At some gut, non-intellectual level, Ms Klein knows this. So instead of wrestling with such ideas, she has to create this conspiracy-theory: that free market ideas depend on there being brutal shock events to succeed. Really? Now, it may be true that crises such as hit Britain in the late 1970s may sweep pro-market governments to power, but there is nothing pre-ordained about this. Instead of a Maggie, we could quite easily have elected an extreme socialist government dedicated to total state central planning, as has indeed happened before. Wars and recessions are typically no friend of small government, or of the open society in general.

Ms Klein is a moron. The smarter parts of the left are starting to notice.

7 comments to Another bad review for that terrible Klein book

  • Sanjay

    There is also something wonderfully dishonest about a book on globalization and liberalization that completely ignores India, almost 15% of the worlds population.

  • That is an excellent summary of Milt’s ideas (you missed off the ‘land value tax is the least-bad tax quote, is all). But he is only remembered for one or two of his bright ideas which Thatcher/Reagan adopted, which do not do The Great Man the credit he so richly deserves.

  • Excellent JP! Naomi Klein is an utter moron who cuts any cloth to suit whatever hobby-horse she’s currently riding however irrationally. I wouldn’t be surprised if she ended-up defending her inaccuracies by ‘fessing-up that they allowed her to reveal a deeper truth or some similar bunk.

    She is thoroughly bunkrupt.

  • Eddie Willers

    Naomi Klein?
    Pah!

    As a daughter of upper-middle class Jewish professional liberals, who fled to Canada to criticise the US from the safety of another country, her credentials for emotive drivel flying a banner of ‘social justice’ are beyond reproach.

    I hated her the second I cracked the spine of ‘No Logo’ and realised she was 25 when applying all her maturity, insight and thoughtfulness to the issue of global capitalism – only to tell us that Walmart’s refusal to sell certain corrupt examples of Western popular music was ‘censorship’.

    Shame on her for smearing Milton Friedman – more of a real scholar than Klein could ever be.

  • Millie Woods

    Eddie W. has it exactly right. Naomi probably spends more per month on having her nails wrapped and hair teased than the annual budget of Burkina Fasso. But then she is a product of (private) St. George’s school in Montreal and any English speaking Montrealer who is not a St.
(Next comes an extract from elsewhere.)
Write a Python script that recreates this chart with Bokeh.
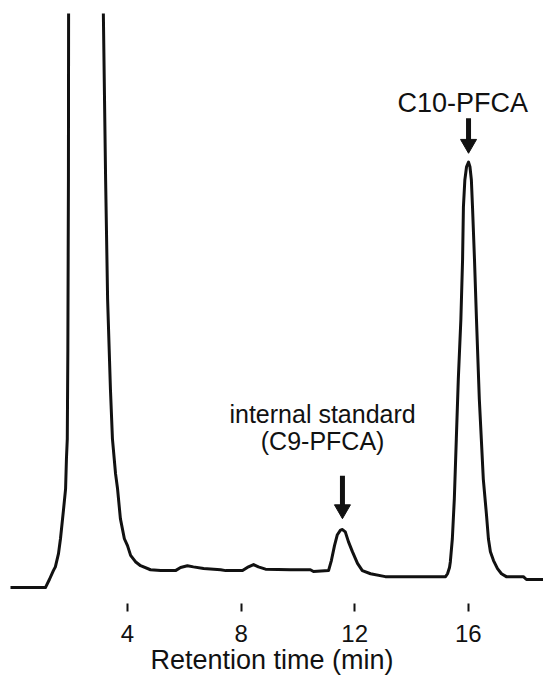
from bokeh.plotting import figure
from bokeh.models import Range1d, FixedTicker, LinearAxis
from bokeh.core.properties import value
from bokeh.embed import file_html
from bokeh.resources import INLINE

# ---- data (time in min, detector signal in arbitrary units) ----
time_min = [-0.12, 1.11, 1.25, 1.39, 1.46, 1.57, 1.64, 1.75, 1.82, 1.85, 1.88, 1.90, 1.92, 1.93,
            2.55,
            3.15, 3.15, 3.23, 3.30, 3.40, 3.47, 3.58, 3.65, 3.75, 3.89, 4.00, 4.11, 4.28, 4.46, 4.81,
            5.17, 5.69, 5.87, 6.11, 6.32, 6.68, 7.28, 7.46, 8.05, 8.22, 8.44, 8.61, 8.86, 9.74,
            10.44, 10.55, 11.08, 11.18, 11.29, 11.39, 11.50, 11.57, 11.67, 11.78, 11.92, 12.10,
            12.27, 12.56, 13.08, 15.20, 15.27, 15.34, 15.37, 15.44, 15.51, 15.58, 15.65, 15.74,
            15.80, 15.83, 15.88, 15.94, 16.01, 16.06, 16.11, 16.15, 16.22, 16.29, 16.39, 16.46,
            16.53, 16.64, 16.71, 16.78, 16.89, 17.03, 17.17, 17.34, 17.94, 18.05, 18.65]
signal = [0.0, 0.0, 1.4, 2.95, 3.6, 5.9, 8.5, 13.7, 17.2, 22.4, 25.9, 41.5, 71.0, 120.0,
          600.0,
          120.0, 100.0, 71.0, 50.2, 34.5, 25.9, 19.8, 17.2, 12.0, 8.5, 7.3, 5.6, 4.5, 3.8, 3.1,
          2.95, 2.95, 3.5, 3.8, 3.6, 3.3, 3.1, 2.95, 2.95, 3.5, 4.0, 3.6, 3.2, 3.1,
          3.1, 2.8, 2.95, 4.7, 7.3, 9.2, 10.0, 10.1, 9.7, 8.0, 6.25, 4.2,
          2.95, 2.4, 1.9, 1.9, 2.4, 3.5, 4.5, 8.5, 15.5, 25.9, 36.3, 46.7,
          57.1, 66.3, 71.0, 73.3, 74.1, 73.3, 71.0, 66.3, 57.1, 46.7, 32.8, 25.9,
          18.9, 12.8, 8.5, 6.25, 4.7, 3.3, 2.4, 1.9, 1.9, 1.4, 1.4]

peak_times = [11.57, 16.01]
peak_heights = [10.1, 74.1]
peak_labels = [["internal standard", "(C9-PFCA)"], ["C10-PFCA"]]

tick_values = [4, 8, 12, 16]
x_label = "Retention time (min)"

FONT = "Liberation Sans"
INK = "#111111"

p = figure(width=543, height=677, output_backend="svg", toolbar_location=None,
           x_range=Range1d(-0.472, 18.65), y_range=Range1d(-2.78, 100.0),
           min_border_left=0, min_border_right=0, min_border_top=13, min_border_bottom=72,
           x_axis_type=None, y_axis_type=None)
p.outline_line_color = None
p.xgrid.visible = False
p.ygrid.visible = False
p.background_fill_color = "white"

p.line(time_min, signal, line_color=INK, line_width=3, line_join="round")

ax = LinearAxis(ticker=FixedTicker(ticks=tick_values))
ax.axis_line_color = None
ax.major_tick_in = 0
ax.major_tick_out = 8
ax.major_tick_line_width = 2
ax.major_tick_line_color = INK
ax.minor_tick_line_color = None
ax.major_label_text_font = FONT
ax.major_label_text_font_size = "24px"
ax.major_label_text_color = INK
ax.major_label_standoff = 13
ax.axis_label = x_label
ax.axis_label_text_font = FONT
ax.axis_label_text_font_size = "27px"
ax.axis_label_text_font_style = "normal"
ax.axis_label_text_color = INK
ax.axis_label_standoff = 0
p.add_layout(ax, "below")

# arrows above the labelled peaks
px_per_unit = 5.76
gap = [11 / px_per_unit, 9 / px_per_unit]
shaft = [43 / px_per_unit, 35 / px_per_unit]
head_h = 13.86 / px_per_unit
tips = [h + g for h, g in zip(peak_heights, gap)]
tops = [t + s for t, s in zip(tips, shaft)]
p.segment(x0=peak_times, y0=[t + head_h * 0.9 for t in tips], x1=peak_times, y1=tops,
          line_color=INK, line_width=5)
p.scatter(x=peak_times, y=[t + 9.2 / px_per_unit for t in tips], marker="inverted_triangle",
          size=16, fill_color=INK, line_color=INK)

# labels
p.text(x=[peak_times[1] - 0.2], y=[tops[1] + 15.5 / px_per_unit], text=[peak_labels[1][0]],
       text_font=value(FONT), text_font_size="27px", text_align="center",
       text_baseline="alphabetic", text_color=INK)
p.text(x=[peak_times[0] - 0.7] * 2,
       y=[tops[0] + 61.5 / px_per_unit, tops[0] + 34.5 / px_per_unit],
       text=peak_labels[0],
       text_font=value(FONT), text_font_size="25px", text_align="center",
       text_baseline="alphabetic", text_color=INK)

open("out.html", "w").write(file_html(p, INLINE))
George’s alum knows what that means – do as I say not as I do.

  • Rob

    “The smarter parts of the left are starting to notice.”

    Yes, but the other 99.9% is slobbering over her crap.

  • John K

    Naomi Klein is not the only rich leftie pinhead who feels they can criticise someone like Friedman without knowing the first thing about his work.

    Only this Saturday I read a lifestyle interview in the Daily Telegraph with the film maker Nick Broomfield. Asked what he wished had never been invented, he replied:

    “Milton Friedman’s theories on free market economy, which are responsible for the greed and extremely dangerous world we live in today.”

    It’s true people, Milton Friedman invented greed, and is even now working hard with the Iranians to develop the atomic bomb. I’d like to bet whatever Broomfield spends on lunch that he has never read a single word Friedman has written, but I’m not an immensely rich right-on media luvvie, so I doubt I could afford it.